A couple of weeks ago I had a fun package arrive at my door. It was a box bearing Rob Jovanovic's new book, Moving the Goalposts, which promises many things. "You'll never look at football in the same way again!" is a good one, as is the blurb "Why Maradona Was Really Useless". Skepticism at those statements aside, I dug in. Far be it from me to pass up an opportunity to read a book about football statistics.

Said book looks fairly imposing at first glance, but Jovanovic's breezy style makes for very quick reading and the episodic format makes the book go by even quicker. Goalposts actually reminded me of reading the archives of a blog that pointed out statistical quirks, occasionally revealing nuggets of deeper insight as well.

Those of you hoping for the footballing equivalent of Moneyball will be disappointed -- there's no overarching narrative here to tie things together, nor are there characters implementing the grand thoughts and ideas central to Michael Lewis' book.

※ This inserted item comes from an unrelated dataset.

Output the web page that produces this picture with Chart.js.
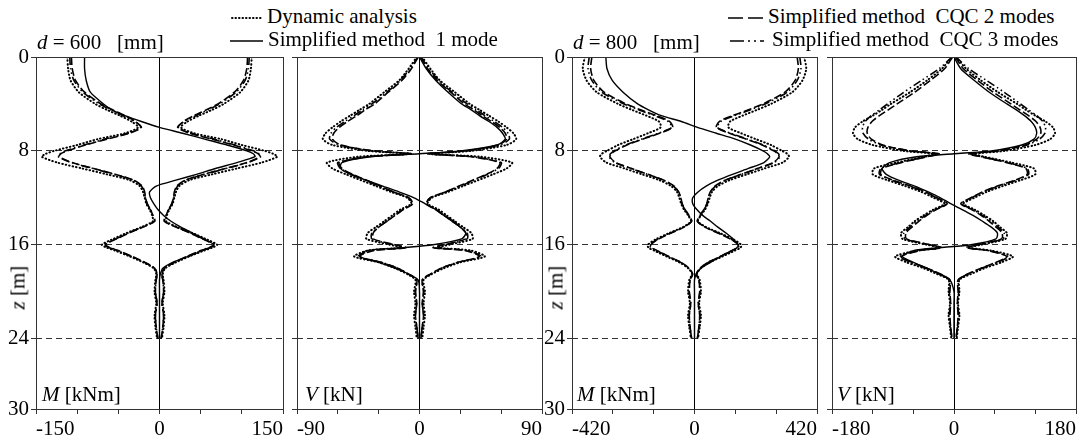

Instead, Goalposts should be considered as a fascinating compendium of statistics rather than a revolutionary call to action.

I'm not entirely sure about some of the analysis -- Diego Maradona is declared 'useless', for example, on the back of a comparison between Argentina's performance with and without him, a pseudo-parametric analysis which implicitly assumes that all other variables were held steady while Maradona was cycled in and out of the team.

Some of the segments were also curiously under-developed. Page 148 contains the kernel ("Extra Time and Penalties -- Any Advantage to the Visiting Team?") of what could have been a much longer study on momentum in football. For my money, that would have been the single most important insight provided here.

But the above qualms aren't really particularly important. In Goalposts, Jovanovic casts a rational, critical eye upon the world of football and its cliches, and the information presented is both fascinating and wide ranging. Even if there are occasional questions about methodology and conclusions, that doesn't take much away from the book itself.

If you're a football fan with even the slightest inclination towards maths, I'd tell you to pick it up, Jovanovic has an eye for history which I lack, and I found many of his statistical segments utterly fascinating. It's very easy to get lost in the numbers, and the accompanying text is a fun ride as well. Good stuff.